▶ [SHORT TASK] Write each line of the material exactly as given, from the top through the line that contains "const yTicks = [0, 1, 2, 3, 4, 5, 6, 7];", and omit all pictures.

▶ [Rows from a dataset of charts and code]
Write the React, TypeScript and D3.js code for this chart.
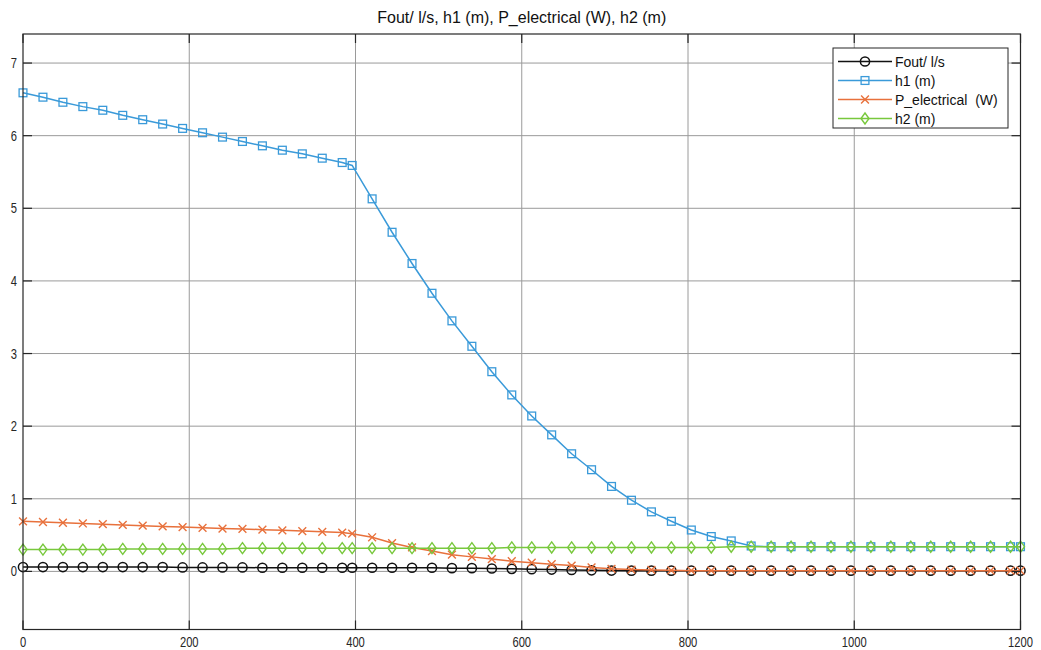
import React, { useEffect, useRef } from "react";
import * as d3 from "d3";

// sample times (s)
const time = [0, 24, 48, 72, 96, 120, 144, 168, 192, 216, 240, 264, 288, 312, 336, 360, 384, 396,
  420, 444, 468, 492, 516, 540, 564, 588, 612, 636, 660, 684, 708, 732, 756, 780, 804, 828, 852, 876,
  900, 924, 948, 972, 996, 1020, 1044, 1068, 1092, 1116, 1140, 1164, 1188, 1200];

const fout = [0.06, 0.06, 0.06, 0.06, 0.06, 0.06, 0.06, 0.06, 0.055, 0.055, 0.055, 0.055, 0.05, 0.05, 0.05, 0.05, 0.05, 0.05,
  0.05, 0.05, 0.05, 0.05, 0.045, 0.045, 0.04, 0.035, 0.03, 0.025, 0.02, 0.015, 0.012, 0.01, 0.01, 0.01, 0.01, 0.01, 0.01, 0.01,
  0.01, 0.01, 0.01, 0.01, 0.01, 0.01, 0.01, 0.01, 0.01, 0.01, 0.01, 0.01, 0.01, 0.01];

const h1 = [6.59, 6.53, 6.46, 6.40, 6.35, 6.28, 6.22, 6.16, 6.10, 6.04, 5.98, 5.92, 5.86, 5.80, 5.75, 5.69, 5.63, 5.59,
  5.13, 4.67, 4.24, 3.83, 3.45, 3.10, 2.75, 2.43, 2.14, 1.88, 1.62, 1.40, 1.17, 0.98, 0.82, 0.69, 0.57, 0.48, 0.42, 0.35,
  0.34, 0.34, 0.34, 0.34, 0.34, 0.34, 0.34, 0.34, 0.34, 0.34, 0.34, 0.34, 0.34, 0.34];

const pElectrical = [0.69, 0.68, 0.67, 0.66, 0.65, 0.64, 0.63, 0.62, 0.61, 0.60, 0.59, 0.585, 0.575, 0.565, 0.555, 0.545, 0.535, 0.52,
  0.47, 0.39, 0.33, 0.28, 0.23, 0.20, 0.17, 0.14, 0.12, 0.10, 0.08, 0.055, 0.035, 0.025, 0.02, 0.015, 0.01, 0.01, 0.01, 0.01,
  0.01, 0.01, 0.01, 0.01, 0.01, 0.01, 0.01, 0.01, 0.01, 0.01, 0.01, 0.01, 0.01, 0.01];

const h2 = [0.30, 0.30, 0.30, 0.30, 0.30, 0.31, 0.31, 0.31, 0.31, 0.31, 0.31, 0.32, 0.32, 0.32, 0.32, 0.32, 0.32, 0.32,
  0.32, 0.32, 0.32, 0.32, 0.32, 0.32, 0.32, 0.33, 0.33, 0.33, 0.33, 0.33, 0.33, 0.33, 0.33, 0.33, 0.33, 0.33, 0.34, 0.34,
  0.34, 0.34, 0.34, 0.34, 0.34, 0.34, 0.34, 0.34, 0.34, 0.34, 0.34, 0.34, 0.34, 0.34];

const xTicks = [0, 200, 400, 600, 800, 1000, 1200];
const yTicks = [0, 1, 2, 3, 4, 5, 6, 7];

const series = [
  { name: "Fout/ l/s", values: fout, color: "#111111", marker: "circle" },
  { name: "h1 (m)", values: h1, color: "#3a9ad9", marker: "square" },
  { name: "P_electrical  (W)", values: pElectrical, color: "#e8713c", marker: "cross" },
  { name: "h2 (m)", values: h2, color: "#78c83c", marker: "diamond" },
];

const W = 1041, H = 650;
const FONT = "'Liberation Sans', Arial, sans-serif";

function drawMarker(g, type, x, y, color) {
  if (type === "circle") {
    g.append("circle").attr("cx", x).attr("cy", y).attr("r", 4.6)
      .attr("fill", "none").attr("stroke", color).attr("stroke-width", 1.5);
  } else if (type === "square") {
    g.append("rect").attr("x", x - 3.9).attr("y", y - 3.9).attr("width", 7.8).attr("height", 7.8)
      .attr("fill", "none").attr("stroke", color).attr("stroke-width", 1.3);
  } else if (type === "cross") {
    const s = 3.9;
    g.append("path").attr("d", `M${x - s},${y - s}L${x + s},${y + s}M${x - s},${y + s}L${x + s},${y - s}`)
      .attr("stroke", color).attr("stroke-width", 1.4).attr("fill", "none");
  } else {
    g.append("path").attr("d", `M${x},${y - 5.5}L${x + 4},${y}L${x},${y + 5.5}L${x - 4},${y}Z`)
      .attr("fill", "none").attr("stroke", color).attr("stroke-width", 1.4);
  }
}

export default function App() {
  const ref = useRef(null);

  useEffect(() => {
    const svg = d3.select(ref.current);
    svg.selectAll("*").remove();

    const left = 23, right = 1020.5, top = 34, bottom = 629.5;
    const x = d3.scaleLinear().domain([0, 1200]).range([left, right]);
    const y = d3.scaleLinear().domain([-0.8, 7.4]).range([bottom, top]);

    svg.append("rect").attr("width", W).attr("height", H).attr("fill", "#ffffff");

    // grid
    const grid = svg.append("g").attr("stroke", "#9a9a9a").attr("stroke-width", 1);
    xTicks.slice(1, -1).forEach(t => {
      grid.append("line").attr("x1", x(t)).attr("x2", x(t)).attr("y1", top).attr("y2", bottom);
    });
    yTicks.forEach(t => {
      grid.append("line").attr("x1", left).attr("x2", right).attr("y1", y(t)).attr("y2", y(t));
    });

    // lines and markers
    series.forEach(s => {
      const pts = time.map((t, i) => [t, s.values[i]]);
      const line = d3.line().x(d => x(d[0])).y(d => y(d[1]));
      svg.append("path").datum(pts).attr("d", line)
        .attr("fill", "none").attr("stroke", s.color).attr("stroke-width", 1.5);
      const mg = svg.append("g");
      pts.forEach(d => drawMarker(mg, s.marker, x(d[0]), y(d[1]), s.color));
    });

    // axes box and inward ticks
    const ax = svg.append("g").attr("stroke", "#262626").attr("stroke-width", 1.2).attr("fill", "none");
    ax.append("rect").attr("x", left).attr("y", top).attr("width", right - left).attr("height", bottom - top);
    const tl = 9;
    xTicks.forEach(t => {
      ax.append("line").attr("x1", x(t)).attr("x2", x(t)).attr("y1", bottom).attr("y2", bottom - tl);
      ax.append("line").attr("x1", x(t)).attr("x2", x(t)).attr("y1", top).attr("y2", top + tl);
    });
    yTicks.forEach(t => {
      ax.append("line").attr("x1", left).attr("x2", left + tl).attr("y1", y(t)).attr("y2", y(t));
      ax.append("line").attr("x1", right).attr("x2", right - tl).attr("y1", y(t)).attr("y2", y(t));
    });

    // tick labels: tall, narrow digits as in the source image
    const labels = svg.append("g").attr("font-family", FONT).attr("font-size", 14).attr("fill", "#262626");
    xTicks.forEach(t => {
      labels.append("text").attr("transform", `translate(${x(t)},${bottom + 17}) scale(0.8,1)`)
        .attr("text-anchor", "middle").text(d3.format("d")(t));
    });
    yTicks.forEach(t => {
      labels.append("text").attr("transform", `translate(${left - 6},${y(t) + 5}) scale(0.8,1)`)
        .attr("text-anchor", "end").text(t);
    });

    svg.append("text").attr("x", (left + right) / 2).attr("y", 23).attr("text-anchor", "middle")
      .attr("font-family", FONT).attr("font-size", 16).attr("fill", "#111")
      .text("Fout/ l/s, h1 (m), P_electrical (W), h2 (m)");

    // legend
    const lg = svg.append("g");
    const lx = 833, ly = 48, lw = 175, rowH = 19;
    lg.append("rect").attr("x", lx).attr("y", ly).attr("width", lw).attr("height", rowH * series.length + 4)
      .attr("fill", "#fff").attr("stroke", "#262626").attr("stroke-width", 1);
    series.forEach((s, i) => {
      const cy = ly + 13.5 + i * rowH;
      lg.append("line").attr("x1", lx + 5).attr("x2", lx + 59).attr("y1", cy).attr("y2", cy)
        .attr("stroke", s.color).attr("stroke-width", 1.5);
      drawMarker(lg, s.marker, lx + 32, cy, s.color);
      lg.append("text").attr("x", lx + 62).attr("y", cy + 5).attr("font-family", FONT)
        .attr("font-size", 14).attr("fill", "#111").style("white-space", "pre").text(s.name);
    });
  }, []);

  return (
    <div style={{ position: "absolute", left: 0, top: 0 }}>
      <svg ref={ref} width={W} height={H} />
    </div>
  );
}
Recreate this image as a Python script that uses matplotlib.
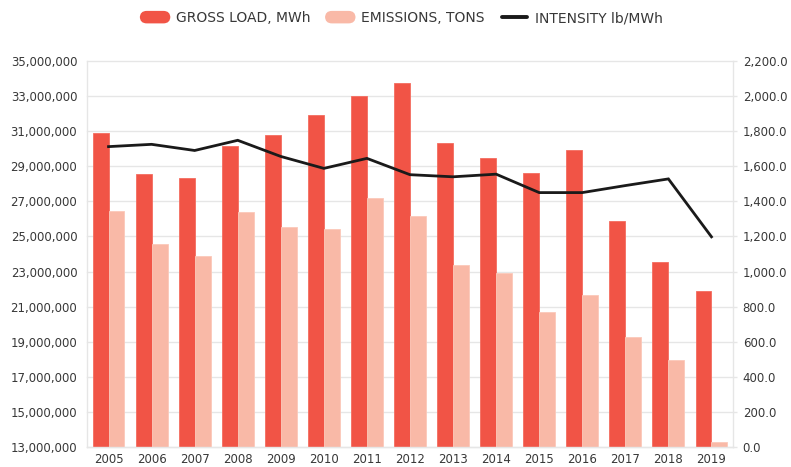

▶ [CORRECT RESULT]
Write the React, TypeScript and D3.js code for this chart.
import React, { useEffect, useRef } from "react";
import * as d3 from "d3";

// sample times (s)
const time = [0, 24, 48, 72, 96, 120, 144, 168, 192, 216, 240, 264, 288, 312, 336, 360, 384, 396,
  420, 444, 468, 492, 516, 540, 564, 588, 612, 636, 660, 684, 708, 732, 756, 780, 804, 828, 852, 876,
  900, 924, 948, 972, 996, 1020, 1044, 1068, 1092, 1116, 1140, 1164, 1188, 1200];

const fout = [0.06, 0.06, 0.06, 0.06, 0.06, 0.06, 0.06, 0.06, 0.055, 0.055, 0.055, 0.055, 0.05, 0.05, 0.05, 0.05, 0.05, 0.05,
  0.05, 0.05, 0.05, 0.05, 0.045, 0.045, 0.04, 0.035, 0.03, 0.025, 0.02, 0.015, 0.012, 0.01, 0.01, 0.01, 0.01, 0.01, 0.01, 0.01,
  0.01, 0.01, 0.01, 0.01, 0.01, 0.01, 0.01, 0.01, 0.01, 0.01, 0.01, 0.01, 0.01, 0.01];

const h1 = [6.59, 6.53, 6.46, 6.40, 6.35, 6.28, 6.22, 6.16, 6.10, 6.04, 5.98, 5.92, 5.86, 5.80, 5.75, 5.69, 5.63, 5.59,
  5.13, 4.67, 4.24, 3.83, 3.45, 3.10, 2.75, 2.43, 2.14, 1.88, 1.62, 1.40, 1.17, 0.98, 0.82, 0.69, 0.57, 0.48, 0.42, 0.35,
  0.34, 0.34, 0.34, 0.34, 0.34, 0.34, 0.34, 0.34, 0.34, 0.34, 0.34, 0.34, 0.34, 0.34];

const pElectrical = [0.69, 0.68, 0.67, 0.66, 0.65, 0.64, 0.63, 0.62, 0.61, 0.60, 0.59, 0.585, 0.575, 0.565, 0.555, 0.545, 0.535, 0.52,
  0.47, 0.39, 0.33, 0.28, 0.23, 0.20, 0.17, 0.14, 0.12, 0.10, 0.08, 0.055, 0.035, 0.025, 0.02, 0.015, 0.01, 0.01, 0.01, 0.01,
  0.01, 0.01, 0.01, 0.01, 0.01, 0.01, 0.01, 0.01, 0.01, 0.01, 0.01, 0.01, 0.01, 0.01];

const h2 = [0.30, 0.30, 0.30, 0.30, 0.30, 0.31, 0.31, 0.31, 0.31, 0.31, 0.31, 0.32, 0.32, 0.32, 0.32, 0.32, 0.32, 0.32,
  0.32, 0.32, 0.32, 0.32, 0.32, 0.32, 0.32, 0.33, 0.33, 0.33, 0.33, 0.33, 0.33, 0.33, 0.33, 0.33, 0.33, 0.33, 0.34, 0.34,
  0.34, 0.34, 0.34, 0.34, 0.34, 0.34, 0.34, 0.34, 0.34, 0.34, 0.34, 0.34, 0.34, 0.34];

const xTicks = [0, 200, 400, 600, 800, 1000, 1200];
const yTicks = [0, 1, 2, 3, 4, 5, 6, 7];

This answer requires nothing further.